WHAT IS REQUIRED: Will you write out the data exactly, excluding every picture?
┌─ AVAILABLE DATA
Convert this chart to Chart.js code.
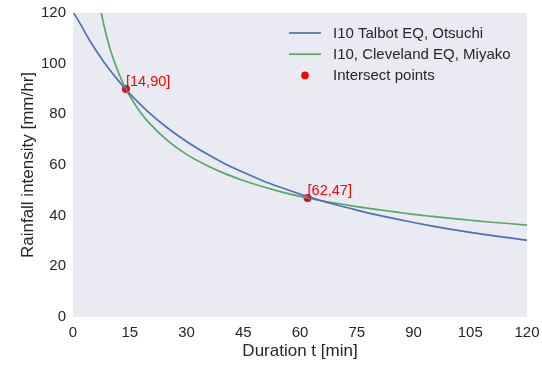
<!DOCTYPE html>
<html>
<head>
<meta charset="utf-8">
<script src="https://cdn.jsdelivr.net/npm/chart.js@4"></script>
<style>
  html, body { margin: 0; padding: 0; background: #ffffff; }
  #wrap { width: 542px; height: 367px; position: relative; }
</style>
</head>
<body>
<div id="wrap"><canvas id="c" width="542" height="367"></canvas></div>
<script>
// Rainfall intensity-duration curves (I10) for two stations
const durations = [0, 2, 4, 6, 7, 8, 9, 10, 12, 14, 16, 18, 20, 25, 30, 35, 40, 45, 50, 55, 60, 62, 65, 70, 75, 80, 85, 90, 95, 100, 105, 110, 115, 120];
const talbotOtsuchi = [120.5, 115.5, 110.2, 105.4, 103.2, 101.0, 99.0, 97.0, 93.3, 89.8, 86.6, 83.6, 80.8, 74.6, 69.3, 64.7, 60.6, 57.1, 53.9, 51.1, 48.5, 47.5, 46.2, 44.1, 42.2, 40.4, 38.8, 37.3, 35.9, 34.6, 33.4, 32.3, 31.3, 30.3];
const clevelandMiyako = [null, null, null, 133.1, 123.8, 116.3, 110.1, 104.9, 96.5, 90.0, 84.8, 80.4, 76.8, 69.6, 64.2, 60.1, 56.7, 53.9, 51.5, 49.4, 47.6, 47.0, 46.1, 44.8, 43.6, 42.5, 41.5, 40.5, 39.7, 38.9, 38.2, 37.5, 36.9, 36.3];
const intersectT = [14, 62];
const intersectI = [90, 47];
const xTicks = [0, 15, 30, 45, 60, 75, 90, 105, 120];
const yTicks = [0, 20, 40, 60, 80, 100, 120];

const seriesNames = ['I10 Talbot EQ, Otsuchi', 'I10, Cleveland EQ, Miyako', 'Intersect points'];
const BLUE = '#4C72B0', GREEN = '#55A868', RED = '#FF0000';
const TEXT = '#262626';
const FONT = '"Liberation Sans", Arial, Helvetica, sans-serif';

const toXY = (ys) => durations.map((t, i) => ({ x: t, y: ys[i] }));

// Plot face colour
const faceFill = {
  id: 'faceFill',
  beforeDraw(chart) {
    const { ctx, chartArea: a } = chart;
    ctx.save();
    ctx.fillStyle = '#EAEAF2';
    ctx.fillRect(a.left, a.top, a.right - a.left, a.bottom - a.top);
    ctx.restore();
  }
};

// Coordinate labels next to the intersect points
const pointLabels = {
  id: 'pointLabels',
  afterDatasetsDraw(chart) {
    const { ctx, scales: { x, y } } = chart;
    ctx.save();
    ctx.font = '14.5px ' + FONT;
    ctx.fillStyle = RED;
    ctx.textAlign = 'left';
    ctx.textBaseline = 'alphabetic';
    intersectT.forEach((t, i) => {
      const px = x.getPixelForValue(t);
      const py = y.getPixelForValue(intersectI[i]);
      ctx.fillText('[' + t + ',' + intersectI[i] + ']', px, py - 3);
    });
    ctx.restore();
  }
};

// Legend drawn inside the upper right of the plot area
const innerLegend = {
  id: 'innerLegend',
  afterDraw(chart) {
    const { ctx, chartArea: a } = chart;
    const x0 = 289;
    const y0 = a.top + 20;
    const rowH = 21.2;
    ctx.save();
    ctx.font = '15px ' + FONT;
    ctx.fillStyle = TEXT;
    ctx.textBaseline = 'middle';
    ctx.textAlign = 'left';
    const colors = [BLUE, GREEN];
    for (let i = 0; i < 3; i++) {
      const yy = y0 + i * rowH;
      if (i < 2) {
        ctx.strokeStyle = colors[i];
        ctx.lineWidth = 1.7;
        ctx.beginPath();
        ctx.moveTo(x0, yy);
        ctx.lineTo(x0 + 32, yy);
        ctx.stroke();
      } else {
        ctx.fillStyle = RED;
        ctx.beginPath();
        ctx.arc(x0 + 16, yy, 3.8, 0, Math.PI * 2);
        ctx.fill();
        ctx.fillStyle = TEXT;
      }
      ctx.fillText(seriesNames[i], x0 + 44, yy + 0.5);
    }
    ctx.restore();
  }
};

new Chart(document.getElementById('c'), {
  type: 'line',
  data: {
    datasets: [
      {
        label: seriesNames[0],
        data: toXY(talbotOtsuchi),
        borderColor: BLUE,
        borderWidth: 1.7,
        pointRadius: 0,
        cubicInterpolationMode: 'monotone',
        fill: false
      },
      {
        label: seriesNames[1],
        data: toXY(clevelandMiyako),
        borderColor: GREEN,
        borderWidth: 1.7,
        pointRadius: 0,
        cubicInterpolationMode: 'monotone',
        fill: false
      },
      {
        type: 'scatter',
        label: seriesNames[2],
        data: intersectT.map((t, i) => ({ x: t, y: intersectI[i] })),
        backgroundColor: RED,
        borderColor: RED,
        pointRadius: 4,
        pointBorderWidth: 0,
        showLine: false
      }
    ]
  },
  options: {
    responsive: false,
    animation: false,
    layout: { padding: { left: 14, top: 13, right: 15, bottom: 1 } },
    plugins: {
      legend: { display: false },
      tooltip: { enabled: false },
      title: { display: false }
    },
    scales: {
      x: {
        type: 'linear',
        min: 0,
        max: 120,
        afterBuildTicks(s) { s.ticks = xTicks.map(v => ({ value: v })); },
        afterFit(s) { s.height = 49; s.paddingLeft = 0; s.paddingRight = 0; },
        grid: { display: false, drawTicks: false },
        border: { display: false },
        ticks: { color: TEXT, font: { family: FONT, size: 15 }, padding: 7, maxRotation: 0 },
        title: { display: true, text: 'Duration t [min]', color: TEXT, font: { family: FONT, size: 17 }, padding: { top: 4, bottom: 4 } }
      },
      y: {
        type: 'linear',
        min: 0,
        max: 120,
        afterBuildTicks(s) { s.ticks = yTicks.map(v => ({ value: v })); },
        afterFit(s) { s.width = 59; s.paddingTop = 0; s.paddingBottom = 0; },
        grid: { display: false, drawTicks: false },
        border: { display: false },
        ticks: { color: TEXT, font: { family: FONT, size: 15 }, padding: 7 },
        title: { display: true, text: 'Rainfall intensity [mm/hr]', color: TEXT, font: { family: FONT, size: 17 }, padding: { top: 4, bottom: 4 } }
      }
    }
  },
  plugins: [faceFill, pointLabels, innerLegend]
});
</script>
</body>
</html>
└─
EXERCISE RESPONSE:
Convert this chart to Chart.js code.
<!DOCTYPE html>
<html>
<head>
<meta charset="utf-8">
<script src="https://cdn.jsdelivr.net/npm/chart.js@4"></script>
<style>
  html, body { margin: 0; padding: 0; background: #ffffff; }
  #wrap { width: 542px; height: 367px; position: relative; }
</style>
</head>
<body>
<div id="wrap"><canvas id="c" width="542" height="367"></canvas></div>
<script>
// Rainfall intensity-duration curves (I10) for two stations
const durations = [0, 2, 4, 6, 7, 8, 9, 10, 12, 14, 16, 18, 20, 25, 30, 35, 40, 45, 50, 55, 60, 62, 65, 70, 75, 80, 85, 90, 95, 100, 105, 110, 115, 120];
const talbotOtsuchi = [120.5, 115.5, 110.2, 105.4, 103.2, 101.0, 99.0, 97.0, 93.3, 89.8, 86.6, 83.6, 80.8, 74.6, 69.3, 64.7, 60.6, 57.1, 53.9, 51.1, 48.5, 47.5, 46.2, 44.1, 42.2, 40.4, 38.8, 37.3, 35.9, 34.6, 33.4, 32.3, 31.3, 30.3];
const clevelandMiyako = [null, null, null, 133.1, 123.8, 116.3, 110.1, 104.9, 96.5, 90.0, 84.8, 80.4, 76.8, 69.6, 64.2, 60.1, 56.7, 53.9, 51.5, 49.4, 47.6, 47.0, 46.1, 44.8, 43.6, 42.5, 41.5, 40.5, 39.7, 38.9, 38.2, 37.5, 36.9, 36.3];
const intersectT = [14, 62];
const intersectI = [90, 47];
const xTicks = [0, 15, 30, 45, 60, 75, 90, 105, 120];
const yTicks = [0, 20, 40, 60, 80, 100, 120];

const seriesNames = ['I10 Talbot EQ, Otsuchi', 'I10, Cleveland EQ, Miyako', 'Intersect points'];
const BLUE = '#4C72B0', GREEN = '#55A868', RED = '#FF0000';
const TEXT = '#262626';
const FONT = '"Liberation Sans", Arial, Helvetica, sans-serif';

const toXY = (ys) => durations.map((t, i) => ({ x: t, y: ys[i] }));

// Plot face colour
const faceFill = {
  id: 'faceFill',
  beforeDraw(chart) {
    const { ctx, chartArea: a } = chart;
    ctx.save();
    ctx.fillStyle = '#EAEAF2';
    ctx.fillRect(a.left, a.top, a.right - a.left, a.bottom - a.top);
    ctx.restore();
  }
};

// Coordinate labels next to the intersect points
const pointLabels = {
  id: 'pointLabels',
  afterDatasetsDraw(chart) {
    const { ctx, scales: { x, y } } = chart;
    ctx.save();
    ctx.font = '14.5px ' + FONT;
    ctx.fillStyle = RED;
    ctx.textAlign = 'left';
    ctx.textBaseline = 'alphabetic';
    intersectT.forEach((t, i) => {
      const px = x.getPixelForValue(t);
      const py = y.getPixelForValue(intersectI[i]);
      ctx.fillText('[' + t + ',' + intersectI[i] + ']', px, py - 3);
    });
    ctx.restore();
  }
};

// Legend drawn inside the upper right of the plot area
const innerLegend = {
  id: 'innerLegend',
  afterDraw(chart) {
    const { ctx, chartArea: a } = chart;
    const x0 = 289;
    const y0 = a.top + 20;
    const rowH = 21.2;
    ctx.save();
    ctx.font = '15px ' + FONT;
    ctx.fillStyle = TEXT;
    ctx.textBaseline = 'middle';
    ctx.textAlign = 'left';
    const colors = [BLUE, GREEN];
    for (let i = 0; i < 3; i++) {
      const yy = y0 + i * rowH;
      if (i < 2) {
        ctx.strokeStyle = colors[i];
        ctx.lineWidth = 1.7;
        ctx.beginPath();
        ctx.moveTo(x0, yy);
        ctx.lineTo(x0 + 32, yy);
        ctx.stroke();
      } else {
        ctx.fillStyle = RED;
        ctx.beginPath();
        ctx.arc(x0 + 16, yy, 3.8, 0, Math.PI * 2);
        ctx.fill();
        ctx.fillStyle = TEXT;
      }
      ctx.fillText(seriesNames[i], x0 + 44, yy + 0.5);
    }
    ctx.restore();
  }
};

new Chart(document.getElementById('c'), {
  type: 'line',
  data: {
    datasets: [
      {
        label: seriesNames[0],
        data: toXY(talbotOtsuchi),
        borderColor: BLUE,
        borderWidth: 1.7,
        pointRadius: 0,
        cubicInterpolationMode: 'monotone',
        fill: false
      },
      {
        label: seriesNames[1],
        data: toXY(clevelandMiyako),
        borderColor: GREEN,
        borderWidth: 1.7,
        pointRadius: 0,
        cubicInterpolationMode: 'monotone',
        fill: false
      },
      {
        type: 'scatter',
        label: seriesNames[2],
        data: intersectT.map((t, i) => ({ x: t, y: intersectI[i] })),
        backgroundColor: RED,
        borderColor: RED,
        pointRadius: 4,
        pointBorderWidth: 0,
        showLine: false
      }
    ]
  },
  options: {
    responsive: false,
    animation: false,
    layout: { padding: { left: 14, top: 13, right: 15, bottom: 1 } },
    plugins: {
      legend: { display: false },
      tooltip: { enabled: false },
      title: { display: false }
    },
    scales: {
      x: {
        type: 'linear',
        min: 0,
        max: 120,
        afterBuildTicks(s) { s.ticks = xTicks.map(v => ({ value: v })); },
        afterFit(s) { s.height = 49; s.paddingLeft = 0; s.paddingRight = 0; },
        grid: { display: false, drawTicks: false },
        border: { display: false },
        ticks: { color: TEXT, font: { family: FONT, size: 15 }, padding: 7, maxRotation: 0 },
        title: { display: true, text: 'Duration t [min]', color: TEXT, font: { family: FONT, size: 17 }, padding: { top: 4, bottom: 4 } }
      },
      y: {
        type: 'linear',
        min: 0,
        max: 120,
        afterBuildTicks(s) { s.ticks = yTicks.map(v => ({ value: v })); },
        afterFit(s) { s.width = 59; s.paddingTop = 0; s.paddingBottom = 0; },
        grid: { display: false, drawTicks: false },
        border: { display: false },
        ticks: { color: TEXT, font: { family: FONT, size: 15 }, padding: 7 },
        title: { display: true, text: 'Rainfall intensity [mm/hr]', color: TEXT, font: { family: FONT, size: 17 }, padding: { top: 4, bottom: 4 } }
      }
    }
  },
  plugins: [faceFill, pointLabels, innerLegend]
});
</script>
</body>
</html>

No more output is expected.